Should men be silent about abortion?

Recently a friend and I were protesting against abortion outside Parliament House. I was holding a placard which read, “Abortion: The Silent Holocaust” along with an enlarged photograph of an 8 week old preborn baby. A woman in a car waiting at the traffic lights saw me and began shouting something. As the car went past she screamed, “How dare you! How dare you have an opinion!”

It would appear that she believes that men should remain silent abortion. Well, at least those men who oppose abortion.

Of all the comments made in opposition to our protesting against abortion – and several of us, mostly men, go out regularly – the most common criticism refers to the fact that men are speaking out against abortion. “What would you know, you’re a man!” “Have you ever had a baby?” etc.

Are the critics correct? Should men be silent about abortion?

Clearly, by virtue of the fact that I still go out protesting against abortion, I do not agree with the critics. A number of reasons are involved:

  1. As already indicated above, it is usually only if men are opposed to abortion that any objection is made to their being involved in the abortion debate. If men say that abortion should be allowed, then few if any “pro-choice” women will tell them to be silent just because they are men.If it really should be the case that abortion is such an issue that men must not comment on it, then it would be necessary that all men be silent, not just the critics of abortion. (In passing it is worth noting that the vast majority of abortionists are men – “pro-choice” women don’t seem to have much problem with them being involved!)

  2. Secondly, men are just as essential for the commencement of new life as are women. It still remains the case that without the provision of sperm, a new human life cannot begin. Perhaps some sad day in the future should cloning of human beings be achieved, male involvement in pregnancy may not be necessary, but that is not possible at present.If men are required for new life to begin, why should they have no say as to whether or not that new life is destroyed?Not many women have any problems accepting that men should be required to provide child support for the children they father, even if the man leaves the family home. Yet some women say that men should be precluded from even having any say about whether a child makes it to birth.

  3. Approximately half of all children conceived are male. Approximately half, although somewhat less in some cultures, of all preborn babies that are aborted are male.
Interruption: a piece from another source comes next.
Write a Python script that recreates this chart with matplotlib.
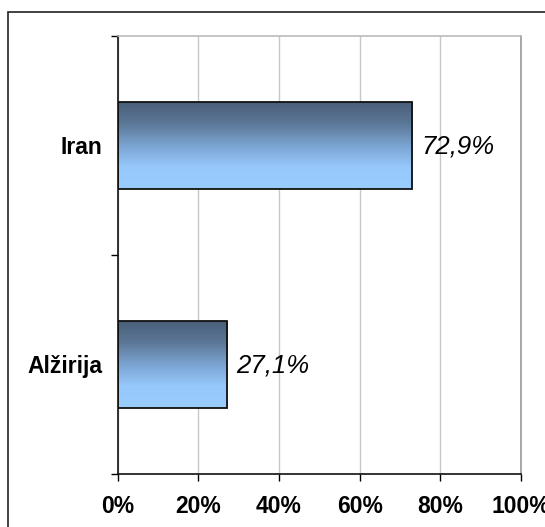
import numpy as np
import matplotlib
matplotlib.use("Agg")
from matplotlib import pyplot as plt
from matplotlib.colors import LinearSegmentedColormap
from matplotlib.patches import Rectangle

# data
countries = ["Alžirija", "Iran"]
shares = [27.1, 72.9]
value_labels = ["27,1%", "72,9%"]
xticks = [0, 20, 40, 60, 80, 100]

plt.rcParams['font.family'] = ['Liberation Sans', 'DejaVu Sans']

fig = plt.figure(figsize=(5.45, 5.27), dpi=100)
ax = fig.add_axes([117.5 / 545, 53 / 527, (521 - 117.5) / 545, (474 - 36) / 527])

# frame around the whole chart (runs off the right and bottom edge)
fig.patches.append(Rectangle((8 / 545, -0.05), 1.2, (527 - 12) / 527 + 0.05,
                             transform=fig.transFigure, fill=False,
                             edgecolor="#333333", linewidth=1.3))

grad = LinearSegmentedColormap.from_list("bar", ["#485d77", "#5b7796", "#7aa2cf", "#96c8fb", "#99ccff"])
img = np.linspace(0, 1, 256).reshape(-1, 1)

bar_h = 0.4
bars = ax.barh(range(len(countries)), shares, height=bar_h, color="none",
               edgecolor="#111111", linewidth=1.3, zorder=3)
for b in bars:
    x0, y0 = b.get_x(), b.get_y()
    w, h = b.get_width(), b.get_height()
    im = ax.imshow(img, cmap=grad, aspect="auto", extent=(x0, x0 + w, y0, y0 + h),
                   origin="upper", zorder=2)
    im.set_clip_path(b)

for i, (v, lab) in enumerate(zip(shares, value_labels)):
    ax.text(v + 2.4, i - 0.005, lab, va="center", ha="left", fontsize=18.5,
            style="italic", color="black")

ax.set_xlim(0, 100)
ax.set_ylim(-0.5, 1.5)
ax.set_xticks(xticks)
ax.set_xticklabels([f"{t}%" for t in xticks], fontsize=16.5, fontweight="bold")
ax.set_yticks(range(len(countries)))
ax.set_yticklabels(countries, fontsize=16.5, fontweight="bold")
ax.set_yticks([-0.5, 0.5, 1.5], minor=True)
ax.tick_params(axis="y", which="major", length=0, pad=11)
ax.tick_params(axis="y", which="minor", length=5, width=1, direction="out")
ax.tick_params(axis="x", length=5, width=1, direction="out", pad=10)

ax.grid(axis="x", color="#c8c8c8", linewidth=1, zorder=0)
ax.set_axisbelow(True)
ax.spines["left"].set_color("#111111")
ax.spines["bottom"].set_color("#111111")
ax.spines["top"].set_color("#bbbbbb")
ax.spines["right"].set_color("#999999")
for s in ax.spines.values():
    s.set_linewidth(1.2)

fig.savefig("out.png", dpi=100)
It is not just the female babies that the “prochoice” women want to be able to abort, so why should men not be allowed to comment on the killing of male preborn babies, at the very least? How can it be just a women’s issue when male babies are being killed too?

  4. In some respects though, all the foregoing comments are just peripheral to the issue. The heart of the matter is that it is true that men should be silent about abortion . . . if and only if the act of deliberately aborting a baby is morally equivalent to having an appendix or tooth removed. No men go around picketing hospitals or dental clinics saying that women, or anyone else, should not be allowed to have their appendix or teeth removed. Even if they did, no one would take any notice of them.Clearly the difference is that in the instance of the appendix or teeth, what is being removed is universally acknowledged to have no inherent moral value, while in the other instance there are strongly differing views as to the moral status of the unborn child.

  5. If any man believes that there are justified grounds for accepting that a preborn baby is morally equivalent to a born person, why should he, how can he, remain silent about the destruction of such a person? Would not the silence of such a man make him as culpable as those who remained silent when one section of humanity was brutally enslaved or another group was a victim of the holocaust?

While a man remains convinced that every abortion kills an innocent human being, how can he be silent?

The issue really comes down to, not whether men have any right to speak against abortion, but rather, does abortion involve the taking of a human life. If abortion is the killing of an innocent human being, then it is irrelevant as to who it is that says that such behaviour is wrong.

Everyone should say that killing innocent people is immoral. To exclude men from saying so just because they are men cannot be justified. Should only black people say that slavery is wrong? Should only Jews say that the holocaust was wrong?

It is of course obvious that women are much more directly effected by pregnancy than are men. Women carry the growing child and go through the birthing experience. Unless though it can be shown that these factors are such that they can outweigh the preborn child’s right to go on living, then men, and women, should speak up on behalf of the preborn who cannot speak for themselves.

Clearly some women do argue that their carrying of the child does give them the right to be able to choose to end the child’s life, but this is disputable just as the claim by the slavers that they had the right to enslave others was disputed.

Until it is absolutely established beyond doubt that it can ever be right to deliberately take the life of an innocent human being, men can, indeed should, speak up against abortion.